**Brief:** From the first line of the entries below through the line bearing "1040, 1750, 3280, 5670, 10000, 17900, 32800, 56600, 100000]", write out each line exactly. Omit pictures.

**Rows:**
++++++

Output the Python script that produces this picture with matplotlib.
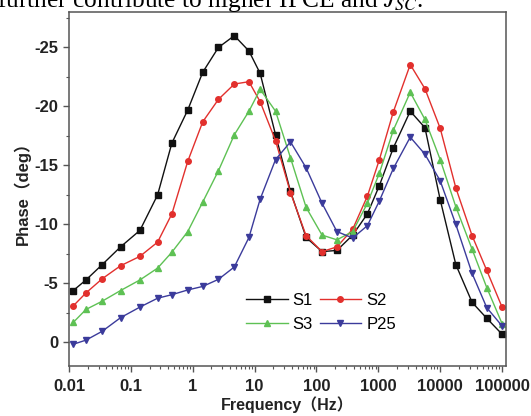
import numpy as np
import matplotlib
matplotlib.use("Agg")
import matplotlib.pyplot as plt
from matplotlib.ticker import FixedLocator, NullFormatter

plt.rcParams['axes.unicode_minus'] = False
plt.rcParams['font.family'] = ['Liberation Sans', 'Noto Sans CJK SC', 'DejaVu Sans']
plt.rcParams['mathtext.fontset'] = 'stix'

# frequency points (Hz), shared by all samples
freq = [0.0117, 0.0188, 0.0344, 0.068, 0.14, 0.27, 0.46, 0.83, 1.45, 2.6,
        4.7, 8.1, 12.3, 21.8, 38, 68, 123, 214, 385, 665,
        1040, 1750, 3280, 5670, 10000, 17900, 32800, 56600, 100000]

# phase (deg)
s1 = [-4.4, -5.3, -6.6, -8.1, -9.5, -12.5, -16.9, -19.7, -22.9, -25.0,
      -26.0, -24.7, -22.8, -17.6, -12.8, -8.9, -7.7, -7.8, -9.1, -10.9,
      -13.3, -16.5, -19.6, -18.2, -12.1, -6.6, -3.4, -2.05, -0.7]
s2 = [-3.1, -4.2, -5.4, -6.5, -7.3, -8.5, -10.9, -15.35, -18.7, -20.6,
      -21.9, -22.1, -20.4, -17.1, -12.7, -9.05, -7.7, -8.1, -9.6, -12.4,
      -15.5, -19.55, -23.55, -21.5, -18.15, -13.1, -9.05, -6.1, -3.0]
s3 = [-1.7, -2.8, -3.5, -4.4, -5.3, -6.3, -7.65, -9.4, -11.9, -14.55,
      -17.6, -19.6, -21.45, -19.6, -15.65, -11.45, -9.1, -8.7, -9.4, -11.8,
      -14.35, -18.0, -21.2, -18.9, -15.5, -11.5, -7.9, -4.65, -1.6]
p25 = [0.15, -0.2, -0.95, -2.1, -3.0, -3.75, -4.05, -4.45, -4.75, -5.35,
       -6.4, -8.9, -12.15, -15.5, -17.0, -14.8, -11.8, -9.4, -8.85, -9.9,
       -12.0, -14.75, -17.4, -15.95, -13.7, -10.0, -5.85, -2.95, -1.4]

labels = ['S1', 'S2', 'S3', 'P25']
colors = ['#111111', '#e2302d', '#5ec154', '#3b3b9b']
markers = ['s', 'o', '^', 'v']

xticks = [0.01, 0.1, 1, 10, 100, 1000, 10000, 100000]
xticklabels = ['0.01', '0.1', '1', '10', '100', '1000', '10000', '100000']
yticks = [0, -5, -10, -15, -20, -25]

fig = plt.figure(figsize=(5.31, 4.16), dpi=100)
ax = fig.add_axes([0.130, 0.120, 0.823, 0.851])

lines = {}
for ys, lab, c, m in zip([s1, s2, s3, p25], labels, colors, markers):
    lines[lab], = ax.plot(freq, ys, color=c, marker=m, markersize=4.0,
                          linewidth=1.0, label=lab)

ax.set_xscale('log')
ax.set_xlim(0.01, 1.16e5)
ax.set_ylim(2, -28)

ax.set_xticks(xticks)
ax.set_xticklabels(xticklabels)
minor = [m * 10.0 ** e for e in range(-2, 5) for m in range(2, 10)]
ax.xaxis.set_minor_locator(FixedLocator(minor))
ax.xaxis.set_minor_formatter(NullFormatter())
ax.set_yticks(yticks)
ax.set_yticklabels([str(v) for v in yticks])
ax.yaxis.set_minor_locator(FixedLocator([-2.5, -7.5, -12.5, -17.5, -22.5, -27.5]))

spine_c = '#555555'
for sp in ax.spines.values():
    sp.set_color(spine_c)
    sp.set_linewidth(1.1)
ax.tick_params(which='both', direction='out', colors=spine_c, top=False, right=False)
ax.tick_params(which='major', length=4, width=1.0, labelsize=12, labelcolor='#222222')
ax.tick_params(which='minor', length=2.2, width=0.8)
ax.tick_params(axis='x', which='major', pad=5)
for t in ax.get_xticklabels() + ax.get_yticklabels():
    t.set_fontweight('bold')

ax.set_xlabel('Frequency（Hz）', fontsize=11.5, fontweight='bold', color='#222222', labelpad=2)
ax.set_ylabel('Phase（deg）', fontsize=12, fontweight='bold', color='#222222', labelpad=3)

# row order S1 S2 / S3 P25
order = ['S1', 'S3', 'S2', 'P25']
ax.legend([lines[k] for k in order], order, ncol=2, loc='center left',
          bbox_to_anchor=(0.405, 0.151), frameon=False,
          fontsize=12, handlelength=2.5, handletextpad=0.3, columnspacing=0.4,
          labelspacing=0.55, borderpad=0, borderaxespad=0)

# caption line from the page above the figure, cut off at the top
cap = fig.text(-0.005, 1 - 7 / 416, 'further contribute to higher IPCE and $J_{SC}$.',
               family=['Liberation Serif', 'DejaVu Serif'], fontsize=16,
               va='baseline', ha='left')
# size it so it runs to about x=425 px like the page text
r = fig.canvas.get_renderer()
w = cap.get_window_extent(r).width
cap.set_fontsize(16 * 428 / w)

fig.savefig('out.png', dpi=100)
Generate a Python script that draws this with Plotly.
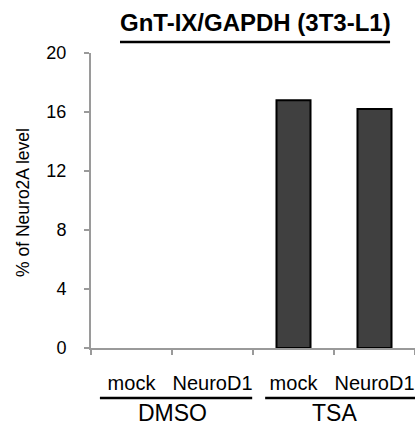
import plotly.graph_objects as go

# ---- data ----
categories = ["mock", "NeuroD1", "mock ", "NeuroD1 "]
tick_labels = ["mock", "NeuroD1", "mock", "NeuroD1"]
values = [0.0, 0.0, 16.8, 16.2]
groups = ["DMSO", "TSA"]
group_centers = [0.5, 2.5]
group_spans = [(-0.39, 1.49), (1.65, 3.5)]
y_ticks = [0, 4, 8, 12, 16, 20]
title_text = "GnT-IX/GAPDH (3T3-L1)"
y_title = "% of Neuro2A level"

FONT = "Liberation Sans, Arial, Helvetica, sans-serif"
AXIS_GRAY = "#9a9a9a"

fig = go.Figure()
fig.add_trace(go.Bar(
    x=categories, y=values, width=0.42,
    marker=dict(color="#404040",
                line=dict(color="#000000",
                          width=[2 if v > 0 else 0 for v in values])),
    showlegend=False, hoverinfo="skip",
))

fig.update_layout(
    width=415, height=425,
    margin=dict(l=91, r=0, t=53, b=77, autoexpand=False),
    paper_bgcolor="white", plot_bgcolor="white",
    font=dict(family=FONT, color="#000000"),
)

fig.update_xaxes(
    type="category", automargin=False,
    tickmode="array", tickvals=categories, ticktext=tick_labels,
    tickson="boundaries", tickangle=0,
    ticks="outside", ticklen=5, tickwidth=2, tickcolor=AXIS_GRAY,
    showline=True, linecolor=AXIS_GRAY, linewidth=2,
    showgrid=False, zeroline=False,
    tickfont=dict(size=20, family=FONT, color="#000000"),
    ticklabelstandoff=16,
    range=[-0.5, 3.5],
)
fig.update_yaxes(
    automargin=False,
    range=[0, 20], tickmode="array", tickvals=y_ticks,
    ticktext=[str(v) for v in y_ticks],
    ticks="outside", ticklen=5, tickwidth=2, tickcolor=AXIS_GRAY,
    showline=True, linecolor=AXIS_GRAY, linewidth=2,
    showgrid=False, zeroline=False,
    tickfont=dict(size=18, family=FONT, color="#000000"),
    ticklabelstandoff=14,
)

# title
fig.add_annotation(
    text="<b>" + title_text + "</b>", xref="paper", yref="paper",
    x=0.509, y=1.1017, xanchor="center", yanchor="middle",
    showarrow=False, font=dict(size=24, family=FONT, color="#000000"),
)
fig.add_shape(type="line", xref="paper", yref="paper",
              x0=0.0895, x1=0.923, y0=1.037, y1=1.037,
              line=dict(color="#000000", width=2.5))

# y axis title
fig.add_annotation(
    text=y_title, xref="paper", yref="paper",
    x=-0.21, y=0.495, xanchor="center", yanchor="middle", textangle=-90,
    showarrow=False, font=dict(size=17.5, family=FONT, color="#000000"),
)

# group labels and lines
for g, c, (a, b) in zip(groups, group_centers, group_spans):
    fig.add_shape(type="line", xref="x", yref="paper",
                  x0=a, x1=b, y0=-0.1695, y1=-0.1695,
                  line=dict(color="#000000", width=2.5))
    fig.add_annotation(
        text=g, xref="x", yref="paper", x=c, y=-0.222,
        xanchor="center", yanchor="middle", showarrow=False,
        font=dict(size=23, family=FONT, color="#000000"),
    )

fig.write_html(
    "out.html",
    config={"displayModeBar": False},
    post_script="document.body.style.margin='0';document.body.style.overflow='hidden';",
)
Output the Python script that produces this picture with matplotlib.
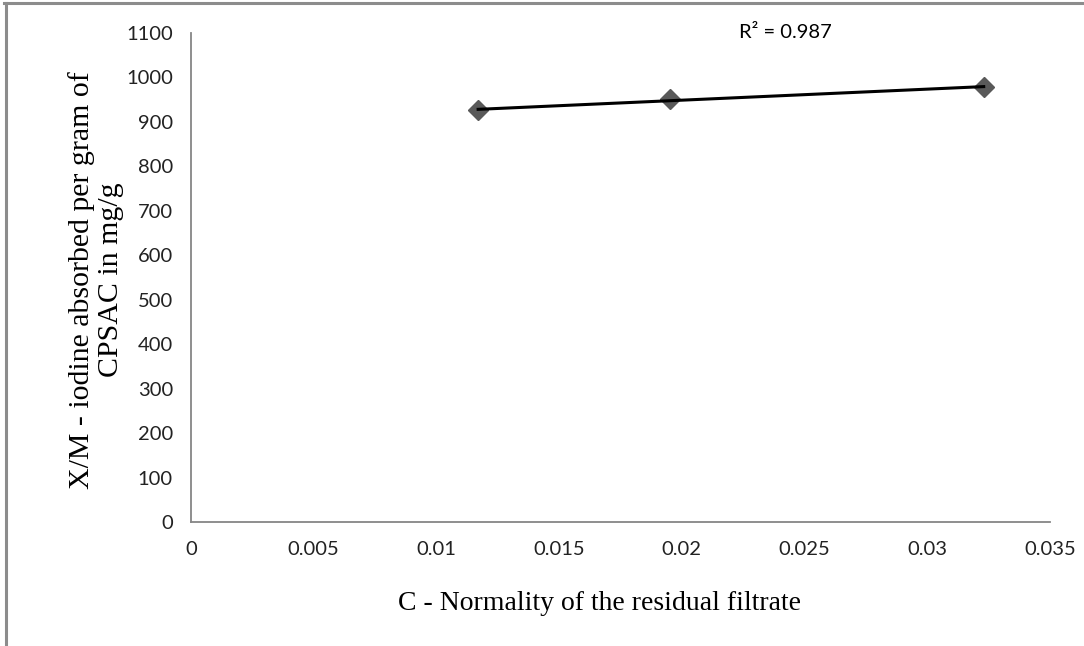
import numpy as np
import matplotlib
matplotlib.use('Agg')
import matplotlib.pyplot as plt
from matplotlib.lines import Line2D

# data
normality = [0.0117, 0.0195, 0.0323]
xm_values = [926, 951, 978]
r_squared = 0.987

x_ticks = [0, 0.005, 0.01, 0.015, 0.02, 0.025, 0.03, 0.035]
x_tick_labels = ['0', '0.005', '0.01', '0.015', '0.02', '0.025', '0.03', '0.035']
y_ticks = list(range(0, 1101, 100))

tick_font = 'Lato'
label_font = 'Liberation Serif'

fig = plt.figure(figsize=(10.84, 6.46), dpi=100)
ax = fig.add_axes([0.1762, 0.192, 0.7924, 0.757])

# linear trendline
coef = np.polyfit(normality, xm_values, 1)
xs = np.array([min(normality), max(normality)])
ax.plot(normality, xm_values, linestyle='none', marker='D', markersize=10.5,
        color='#595959', zorder=2)
ax.plot(xs, np.polyval(coef, xs), color='black', linewidth=2.2, zorder=3)

ax.set_xlim(0, 0.035)
ax.set_ylim(0, 1100)
ax.set_xticks(x_ticks)
ax.set_xticklabels(x_tick_labels, fontfamily=tick_font, fontsize=14.5)
ax.set_yticks(y_ticks)
ax.set_yticklabels([str(v) for v in y_ticks], fontfamily=tick_font, fontsize=14.5)
ax.tick_params(length=0, pad=13, colors='#222222')
ax.tick_params(axis='x', pad=14)

for s in ['top', 'right']:
    ax.spines[s].set_visible(False)
for s in ['left', 'bottom']:
    ax.spines[s].set_color('#868686')
    ax.spines[s].set_linewidth(1.3)

ax.set_xlabel('C - Normality of the residual filtrate', fontfamily=label_font,
              fontsize=20, va='center')
ax.xaxis.set_label_coords(0.475, -0.166)
ax.set_ylabel('X/M - iodine absorbed per gram of\nCPSAC in mg/g', fontfamily=label_font,
              fontsize=21.5, linespacing=1.15, va='center')
ax.yaxis.set_label_coords(-0.1106, 0.495)

ax.text(0.692, 1.0, f'R\u00b2 = {r_squared:.3f}',
        transform=ax.transAxes, ha='center', va='center',
        fontfamily=tick_font, fontsize=14.5)

# outer chart frame (top and left edges only)
fig.add_artist(Line2D([0.004, 1.0], [0.9955, 0.9955], transform=fig.transFigure,
                      color='#8c8c8c', linewidth=2.2))
fig.add_artist(Line2D([0.0055, 0.0055], [0.0, 0.996], transform=fig.transFigure,
                      color='#8c8c8c', linewidth=2.2))

fig.savefig('out.png', dpi=100)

++++++

**Solution to the problem:**
Output the Python script that produces this picture with matplotlib.
import numpy as np
import matplotlib
matplotlib.use("Agg")
import matplotlib.pyplot as plt
from matplotlib.ticker import FixedLocator, NullFormatter

plt.rcParams['axes.unicode_minus'] = False
plt.rcParams['font.family'] = ['Liberation Sans', 'Noto Sans CJK SC', 'DejaVu Sans']
plt.rcParams['mathtext.fontset'] = 'stix'

# frequency points (Hz), shared by all samples
freq = [0.0117, 0.0188, 0.0344, 0.068, 0.14, 0.27, 0.46, 0.83, 1.45, 2.6,
        4.7, 8.1, 12.3, 21.8, 38, 68, 123, 214, 385, 665,
        1040, 1750, 3280, 5670, 10000, 17900, 32800, 56600, 100000]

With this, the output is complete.